[Info-vax] Viable versus ideal programming languages
Jan-Erik Söderholm
jan-erik.soderholm at telia.com
Wed Mar 23 12:27:19 EDT 2022
Den 2022-03-23 kl. 12:29, skrev Bill Gunshannon:
> On 3/23/22 03:36, Jan-Erik Söderholm wrote:
>> Den 2022-03-22 kl. 20:30, skrev Bill Gunshannon:
>>> On 3/22/22 14:42, Simon Clubley wrote:
>>>> On 2022-03-22, Jan-Erik Söderholm <jan-erik.soderholm at telia.com> wrote:
>>>>>
>>>>> When talkning about these kind of systems, you need to
>>>>> qualify "support". It is not that you are able to run
>>>>> a C-compiler on any of those "platforms". But there are
>>>>> dev tools available for Windows/Linux or such, that does
>>>>> have a C-compiler included for these platforms.
>>>>>
>>>>> It is more correct to talk about C-compilers that support
>>>>> these platforms, not the other way around.
>>>>>
>>>>
>>>> That's a fair point Jan-Erik. When talking about embedded environments,
>>>> we really are indeed talking about C compilers that support the embedded
>>>> environment as a target environment, not a host environment.
>>>>
>>>
>>> In the two examples I gave, Z80 and 6809 the C-compilers do support
>>> the environment they run in. And do it natively.
>>>
>>> bill
>>>
>>
>> Compilers running on Z80 and/or 6809 plattforms natively?

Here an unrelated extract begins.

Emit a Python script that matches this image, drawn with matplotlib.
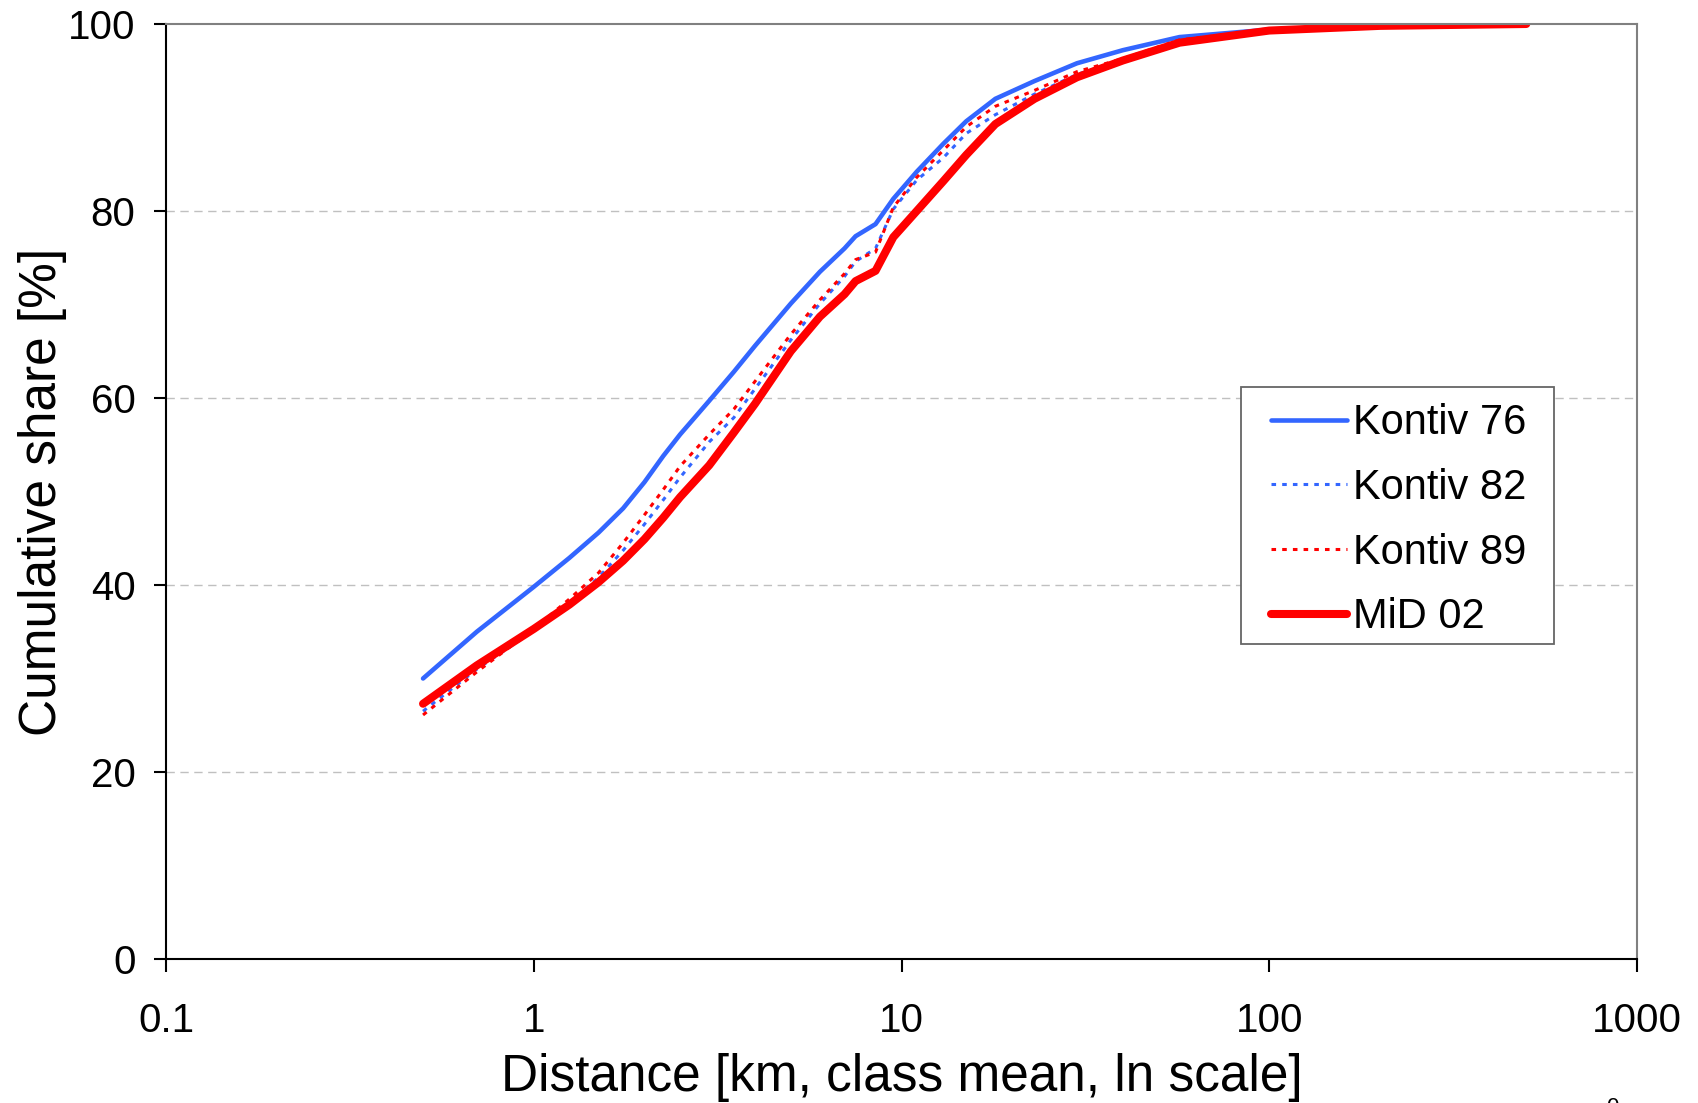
import numpy as np
import matplotlib
matplotlib.use("Agg")
import matplotlib.pyplot as plt
from matplotlib.patches import Rectangle

plt.rcParams['font.family'] = ['Liberation Sans', 'DejaVu Sans']

# class mean distance [km]
dist = [0.5, 0.7, 1, 1.25, 1.5, 1.75, 2, 2.25, 2.5, 3, 3.5, 4, 5, 6, 7, 7.5,
        8.5, 9.5, 11, 13, 15, 18, 23, 30, 40, 57, 100, 200, 500]

# cumulative share [%]
kontiv76 = [30.0, 35.0, 39.8, 42.9, 45.6, 48.2, 51.0, 53.8, 56.1, 59.7, 62.8,
            65.6, 70.1, 73.5, 76.0, 77.3, 78.6, 81.3, 84.2, 87.2, 89.6, 92.0,
            93.9, 95.8, 97.2, 98.6, 99.4, 99.8, 100.0]
kontiv82 = [26.5, 31.0, 35.1, 38.0, 40.8, 43.7, 46.5, 49.1, 51.5, 55.3, 57.9,
            61.0, 66.2, 70.1, 73.0, 74.6, 76.0, 80.2, 83.3, 85.7, 88.3, 90.3,
            92.5, 94.6, 96.2, 98.2, 99.3, 99.8, 100.0]
kontiv89 = [26.1, 30.7, 35.3, 38.5, 41.3, 44.5, 47.5, 50.2, 52.7, 56.1, 58.8,
            61.8, 66.8, 70.5, 73.3, 74.8, 75.6, 80.4, 83.6, 86.5, 89.0, 91.2,
            92.9, 94.9, 96.3, 98.3, 99.4, 99.8, 100.0]
mid02 = [27.3, 31.4, 35.3, 37.9, 40.3, 42.6, 44.9, 47.2, 49.4, 52.8, 56.3,
         59.4, 65.0, 68.7, 71.1, 72.5, 73.6, 77.2, 80.0, 83.2, 86.0, 89.3,
         92.0, 94.3, 96.1, 98.0, 99.3, 99.8, 100.0]

xticks = [0.1, 1, 10, 100, 1000]
xticklabels = ["0.1", "1", "10", "100", "1000"]
yticks = [0, 20, 40, 60, 80, 100]

blue = '#3366FF'
red = '#FF0000'

fig = plt.figure(figsize=(16.99, 11.03), dpi=100)
ax = fig.add_axes([166/1699, 1-959/1103, 1471/1699, 935/1103])

ax.plot(dist, kontiv76, color=blue, lw=3.3, label='Kontiv 76', solid_capstyle='round')
ax.plot(dist, kontiv82, color=blue, lw=2.2, linestyle=(0, (1.5, 2.0)), label='Kontiv 82')
ax.plot(dist, kontiv89, color=red, lw=2.2, linestyle=(0, (1.5, 2.0)), label='Kontiv 89')
ax.plot(dist, mid02, color=red, lw=5.8, label='MiD 02', solid_capstyle='round')

ax.set_xscale('log')
ax.set_xlim(0.1, 1000)
ax.set_ylim(0, 100)
ax.set_xticks(xticks)
ax.set_xticklabels(xticklabels)
ax.xaxis.set_minor_locator(matplotlib.ticker.NullLocator())
ax.set_yticks(yticks)
ax.tick_params(axis='both', direction='out', length=9, width=1.5, labelsize=29)
ax.tick_params(axis='x', pad=22)
ax.tick_params(axis='y', pad=13)

for y in yticks[1:-1]:
    ax.axhline(y, color='#c0c0c0', lw=1.0, linestyle=(0, (6, 4)), zorder=0)

for s in ['left', 'bottom']:
    ax.spines[s].set_color('black')
    ax.spines[s].set_linewidth(1.5)
for s in ['top', 'right']:
    ax.spines[s].set_color('#808080')
    ax.spines[s].set_linewidth(1.5)

ax.set_xlabel('Distance [km, class mean, ln scale]', fontsize=37)
ax.set_ylabel('Cumulative share [%]', fontsize=37)
ax.xaxis.set_label_coords(0.5, -0.100)
ax.yaxis.set_label_coords(-0.067, 0.5)

# legend box drawn separately so the inner padding can differ per side
box = Rectangle((0.7308, 0.3369), 0.2128, 0.2749, transform=ax.transAxes,
                facecolor='white', edgecolor='#666666', lw=1.3, zorder=4.9)
ax.add_patch(box)
leg = ax.legend(loc='upper left', bbox_to_anchor=(0.7512, 0.5942), borderaxespad=0,
                fontsize=30, frameon=False, handlelength=1.82, handletextpad=0.15,
                borderpad=0, labelspacing=0.59)

fig.text(1612/1699, -0.009, '0', fontsize=16, ha='center', va='baseline')

fig.savefig('out.png', dpi=100)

>> Maybe it is tecnicaly possible but I do not see the point.
>
> Why would you think it was not technically possible? Systems
> like the Z80 and 6809 are complete computers and support lots
> of languages just like other systems. On my still running Z80's
> I have not only C but BASIC, Pascal, COBOL, Fortran, APL. It
> even has limited TCP/IP abilities thru an add-on board that
> also provides emulated hard disks on CF cards.
>
> On the 6809, which by the way is running multi-user/multi-
> tasking, I have C, Pascal, Logo and BASIC. COBOL was
> available, but I never had it. It also supports TCP/IP
> and emulated hard disks over a very fast serial connection.
>
> And if I told you what these machines actually are you would
> probably be rolling on the floor laughing.
>
> People today are spoiled. They don't remember when we used to
> run the world on these much smaller systems.
>
> bill
>
Well, I grew up with the IMSAI and such system. Z80, 6800,
6809, SC/MP and so on up to todays PIC16/PIC18 are well known
to me. But OK. You could back in time write a small compiler
to run on these, but it would not be up do todays standards.